Una vera politica di aiuto sarebbe quella di sostenere gli agricoltori africani
perché il Continente nero possa arrivare all’autosufficienza
alimentare. Altrettanto inique sono le politiche commerciali imposte
dall’Organizzazione mondiale del commercio (Wto), che strozzano i
poveri. Proprio per contrastare tali politiche e informare i cittadini
del Nord del mondo abbiamo sostenuto il commercio equo e solidale (Ces).

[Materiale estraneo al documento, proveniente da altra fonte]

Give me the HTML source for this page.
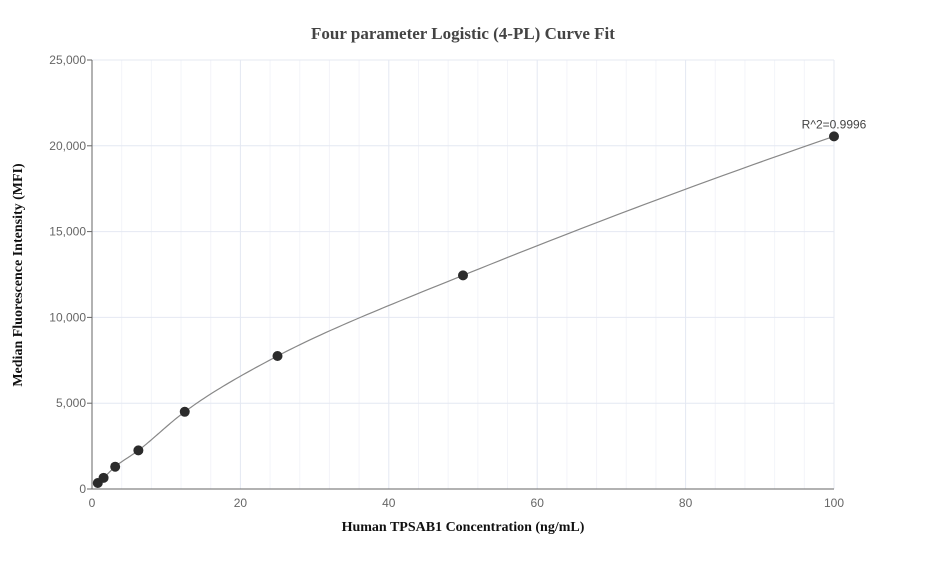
<!DOCTYPE html>
<html><head><meta charset="utf-8"><style>
body{margin:0;background:#fff;font-family:"Liberation Sans",sans-serif}
</style></head><body>
<svg id="chart" width="927" height="560" xmlns="http://www.w3.org/2000/svg">
<text x="463" y="39" text-anchor="middle" font-family="Liberation Serif" font-weight="bold" font-size="17" fill="#444">Four parameter Logistic (4-PL) Curve Fit</text>
<text x="463" y="531" text-anchor="middle" font-family="Liberation Serif" font-weight="bold" font-size="14" fill="#111">Human TPSAB1 Concentration (ng/mL)</text>
<text transform="translate(22,275) rotate(-90)" text-anchor="middle" font-family="Liberation Serif" font-weight="bold" font-size="14" fill="#111">Median Fluorescence Intensity (MFI)</text>
<g id="grid"></g><g id="axes"></g><g id="marks"></g>
</svg>
<script>
const xTicks=[0,20,40,60,80,100];
const yTicks=[0,5000,10000,15000,20000,25000];
const yLabels=["0","5,000","10,000","15,000","20,000","25,000"];
const conc=[0.78,1.56,3.125,6.25,12.5,25,50,100];
const mfi=[350,650,1300,2250,4500,7750,12450,20550];
const r2Label="R^2=0.9996";
const NS="http://www.w3.org/2000/svg";
const X0=92,X1=834,Y0=489,Y1=60;
const sx=v=>X0+(v-0)/(100-0)*(X1-X0);
const sy=v=>Y0-(v/25000)*(Y0-Y1);
function mk(tag,attrs,parent){const e=document.createElementNS(NS,tag);for(const k in attrs)e.setAttribute(k,attrs[k]);parent.appendChild(e);return e;}
const grid=document.getElementById('grid'),axes=document.getElementById('axes'),marks=document.getElementById('marks');
for(let v=4;v<100;v+=4){if(v%20===0)continue;
const l=mk('line',{x1:sx(v),x2:sx(v),y1:Y1,y2:Y0,stroke:'#f3f4f9'},grid);

}
xTicks.forEach(v=>{if(v>0){const l=mk('line',{x1:sx(v),x2:sx(v),y1:Y1,y2:Y0,stroke:'#e4e8f2'},grid);

}
const t=mk('text',{x:sx(v),y:Y0+18,'text-anchor':'middle','font-size':12,fill:'#666'},axes);t.textContent=v;

});
yTicks.forEach((v,i)=>{if(v>0){const l=mk('line',{x1:X0,x2:X1,y1:sy(v),y2:sy(v),stroke:'#e4e8f2'},grid);

}
mk('line',{x1:X0-5,x2:X0,y1:sy(v),y2:sy(v),stroke:'#666'},axes);
const t=mk('text',{x:X0-6,y:sy(v)+4,'text-anchor':'end','font-size':12,fill:'#666'},axes);t.textContent=yLabels[i];

});
const ya=mk('line',{x1:X0,x2:X0,y1:Y1,y2:Y0,stroke:'#666'},axes);


const xa=mk('line',{x1:X0,x2:X1,y1:Y0,y2:Y0,stroke:'#666'},axes);


// smooth curve: cubic Hermite in (log x, log y) space, sampled
const lx=conc.map(Math.log),ly=mfi.map(Math.log),n=conc.length;
const m=lx.map((_,i)=>{const a=Math.max(0,i-1),b=Math.min(n-1,i+1);return (ly[b]-ly[a])/(lx[b]-lx[a]);});
let d='';
for(let i=0;i<n-1;i++){const h=lx[i+1]-lx[i];
for(let k=0;k<=30;k++){const t=k/30,t2=t*t,t3=t2*t;
const yv=(2*t3-3*t2+1)*ly[i]+(t3-2*t2+t)*h*m[i]+(-2*t3+3*t2)*ly[i+1]+(t3-t2)*h*m[i+1];
const xv=Math.exp(lx[i]+t*h);
d+=(d?' L':'M')+sx(xv).toFixed(2)+','+sy(Math.exp(yv)).toFixed(2);}}
const c=mk('path',{d:d,fill:'none',stroke:'#888','stroke-width':1.2},marks);


conc.forEach((cv,i)=>{const e=mk('circle',{cx:sx(cv),cy:sy(mfi[i]),r:5,fill:'#2b2b2b'},marks);

});
const r=mk('text',{x:sx(conc[n-1]),y:sy(mfi[n-1])-8,'text-anchor':'middle','font-size':12,fill:'#444'},marks);r.textContent=r2Label;


</script>
</body></html>
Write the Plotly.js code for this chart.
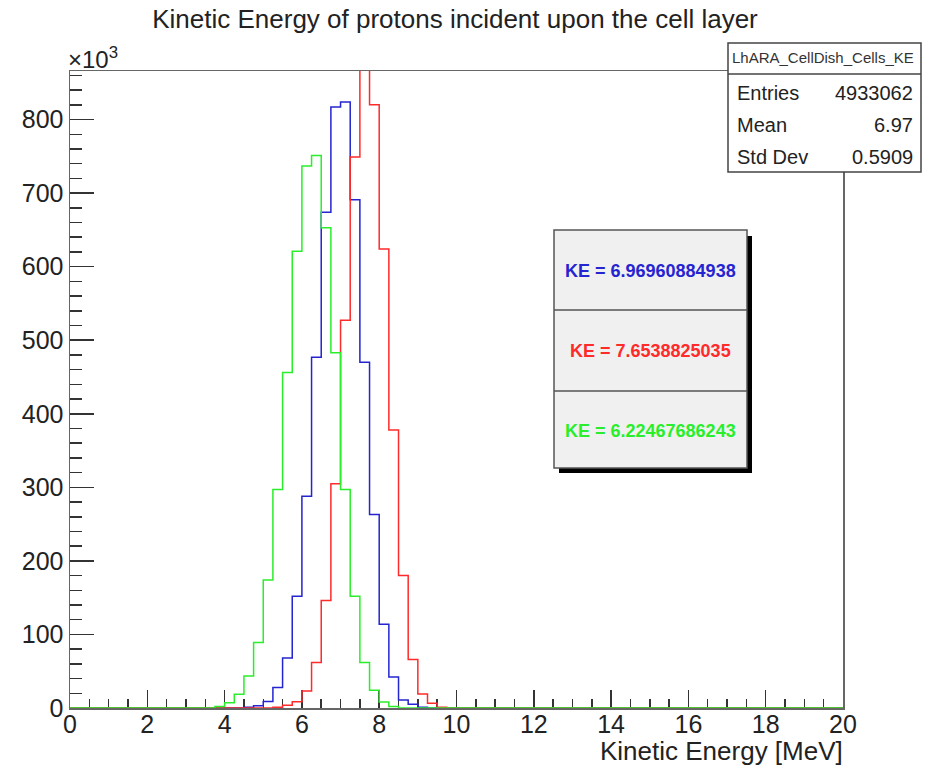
<!DOCTYPE html>
<html>
<head>
<meta charset="utf-8">
<script src="https://cdn.plot.ly/plotly-3.0.1.min.js"></script>
<style>html,body{margin:0;padding:0;background:#fff;}#chart{width:933px;height:766px;}</style>
</head>
<body>
<div id="chart"></div>
<script>
// Bin lower edges (MeV), bin width 0.25 MeV; counts in units of 10^3
const binLowEdges = [3.5, 3.75, 4.0, 4.25, 4.5, 4.75, 5.0, 5.25, 5.5, 5.75, 6.0, 6.25, 6.5, 6.75, 7.0, 7.25, 7.5, 7.75, 8.0, 8.25, 8.5, 8.75, 9.0, 9.25, 9.5, 9.75];
const blueCounts  = [0, 0, 0, 0, 1, 3, 9, 28, 68, 152, 288, 477, 674, 817, 824, 691, 470, 263, 114, 42, 11, 5, 1, 0, 0, 0];
const redCounts   = [0, 0, 0, 0, 0, 0, 0, 1, 3.6, 8.6, 23, 62, 146, 305, 527, 749, 880, 820, 624, 378, 180, 66, 19, 6.5, 1, 0];
const greenCounts = [0, 2, 7, 18.6, 43.5, 89, 174, 297, 456, 621, 737, 751, 653, 483, 297, 152, 62, 24, 8, 2, 0, 0, 0, 0, 0, 0];
const axisMin = 0, axisMax = 20;

const legendLabels = ["KE = 6.96960884938", "KE = 7.6538825035", "KE = 6.22467686243"];
const statsTitle = "LhARA_CellDish_Cells_KE";
const statsNames = ["Entries", "Mean", "Std Dev"];
const statsValues = ["4933062", "6.97", "0.5909"];

const BLUE = '#2424d0', RED = '#ff2a2a', GREEN = '#2aee2a';

function stepTrace(vals, color) {
  const x = [axisMin].concat(binLowEdges, [axisMax]);
  const y = [0].concat(vals, [0]);
  return {x: x, y: y, type: 'scatter', mode: 'lines', line: {shape: 'hv', color: color, width: 1.5}, hoverinfo: 'skip'};
}

const W = 933, H = 766;
const M = {l: 70, r: 90, t: 71, b: 58};
const PW = W - M.l - M.r, PH = H - M.t - M.b;
const px = X => (X - M.l) / PW;
const py = Y => (H - M.b - Y) / PH;
const FONT = 'Liberation Sans, Arial, Helvetica, sans-serif';

const shapes = [];
const annotations = [];
function rect(x0, y0, x1, y1, fill, lineColor, lw) {
  shapes.push({type: 'rect', xref: 'paper', yref: 'paper', x0: px(x0), x1: px(x1), y0: py(y1), y1: py(y0),
    fillcolor: fill, line: {color: lineColor, width: lw}});
}
function hline(x0, x1, y, color, lw) {
  shapes.push({type: 'line', xref: 'paper', yref: 'paper', x0: px(x0), x1: px(x1), y0: py(y), y1: py(y), line: {color: color, width: lw}});
}
function text(t, X, Y, size, color, anchor, bold) {
  annotations.push({text: bold ? '<b>' + t + '</b>' : t, xref: 'paper', yref: 'paper', x: px(X), y: py(Y),
    xanchor: anchor, yanchor: 'middle', showarrow: false, font: {family: FONT, size: size, color: color}});
}

// Stats box
rect(728, 43, 921, 172, '#ffffff', '#444', 1.5);
hline(728, 921, 74, '#444', 1.5);
text(statsTitle, 823, 58, 15, '#333', 'center');
const statsY = [93, 125, 157];
for (let i = 0; i < statsNames.length; i++) {
  text(statsNames[i], 735, statsY[i], 20, '#222', 'left');
  text(statsValues[i], 915, statsY[i], 20, '#222', 'right');
}

// Legend box with shadow
rect(559, 236, 752, 473, '#000000', '#000000', 0);
rect(554, 230, 747, 468, '#f0f0f0', '#555', 1.5);
hline(554, 747, 310, '#555', 1.5);
hline(554, 747, 391, '#555', 1.5);
const legendColors = [BLUE, RED, GREEN];
const legendY = [271, 351, 431];
for (let i = 0; i < legendLabels.length; i++) {
  text(legendLabels[i], 650, legendY[i], 18, legendColors[i], 'center', true);
}

// Exponent label and axis title
text('×10<sup>3</sup>', 66, 58, 24, '#222', 'left');
text('Kinetic Energy [MeV]', 845, 751, 26, '#222', 'right');

const layout = {
  width: W, height: H,
  margin: M,
  paper_bgcolor: '#fff', plot_bgcolor: '#fff',
  showlegend: false, hovermode: false,
  title: {text: 'Kinetic Energy of protons incident upon the cell layer', xref: 'container', yref: 'container',
    x: 455 / W, y: 1 - 19 / H, xanchor: 'center', yanchor: 'middle', font: {family: FONT, size: 26, color: '#222'}},
  xaxis: {range: [axisMin, axisMax], dtick: 2, tick0: 0, ticks: 'inside', ticklen: 18, tickwidth: 1.5, tickcolor: '#333',
    minor: {dtick: 0.5, ticks: 'inside', ticklen: 9, tickwidth: 1.5, tickcolor: '#333'},
    showgrid: false, zeroline: false, showline: true, linecolor: '#666', linewidth: 1.5, mirror: true,
    ticklabelstandoff: -7,
    layer: 'below traces', tickfont: {family: FONT, size: 25, color: '#222'}, fixedrange: true},
  yaxis: {range: [0, 866], dtick: 100, tick0: 0, ticks: 'inside', ticklen: 24, tickwidth: 1.5, tickcolor: '#333',
    minor: {dtick: 20, ticks: 'inside', ticklen: 12, tickwidth: 1.5, tickcolor: '#333'},
    showgrid: false, zeroline: false, showline: true, linecolor: '#666', linewidth: 1.5, mirror: true,
    layer: 'below traces', tickfont: {family: FONT, size: 25, color: '#222'}, fixedrange: true},
  shapes: shapes,
  annotations: annotations
};

Plotly.newPlot('chart', [stepTrace(blueCounts, BLUE), stepTrace(redCounts, RED), stepTrace(greenCounts, GREEN)], layout, {staticPlot: true, displayModeBar: false});
</script>
</body>
</html>
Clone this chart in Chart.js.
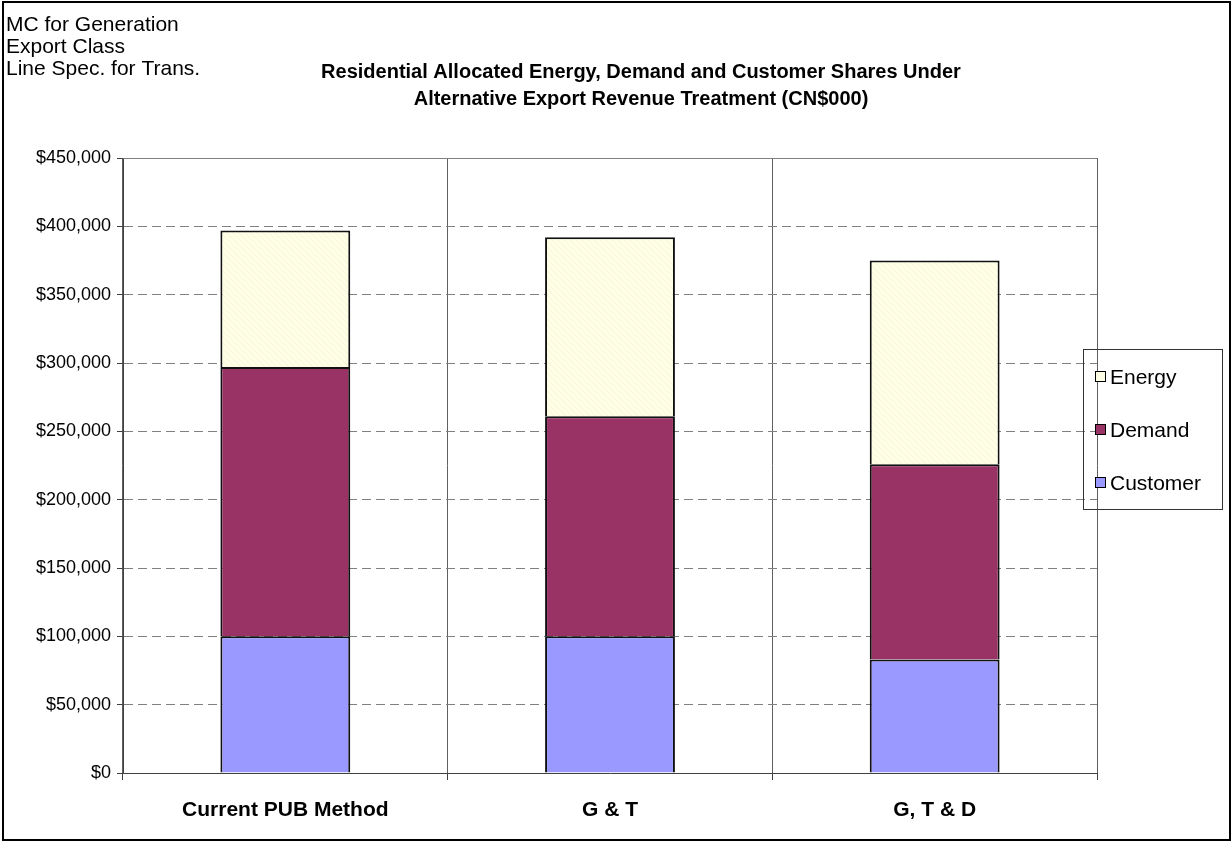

Lo ritengo una perla preziosa. Eppure il nostro sistema è talmente
scaltro che è capace di rendere questa perla funzionale al sistema. Oggi
purtroppo tanto del commercio equo e solidale è diventato un altro
business, perché il fine di tutto è vendere. Certo, permette ai
contadini del Sud del mondo di fare qualche soldo in più, ma non è così
che aiuteremo noi stessi e queste persone a capire l’iniquità delle
regole del commercio internazionale. Ogni bottega dovrebbe diventare un
luogo dove chi entra capisce dove e come è stato prodotto quel
manufatto, perché lo paga un po’ di più, che cosa ci sta dietro. È
questa la vera funzione del commercio equo e solidale. Invece una parte
del Ces è diventata oggi business. Per cui dobbiamo costantemente
vigilare su tutto quello che facciamo e sui mezzi che utilizziamo per
aiutare i popoli impoveriti. Dobbiamo far sì che loro diventino i
soggetti della loro liberazione. È interessante notare che oggi l’aiuto
più grande che viene inviato ai paesi impoveriti non è il nostro, ma il
loro. Il vero aiuto sono le rimesse, il flusso di denaro che gli
immigrati in Italia inviano alle famiglie, frutto del loro lavoro. La
liberazione viene sempre dal basso, dai poveri, mai dai ricchi. Per
questo ritengo importante il testo che avete nelle vostre mani.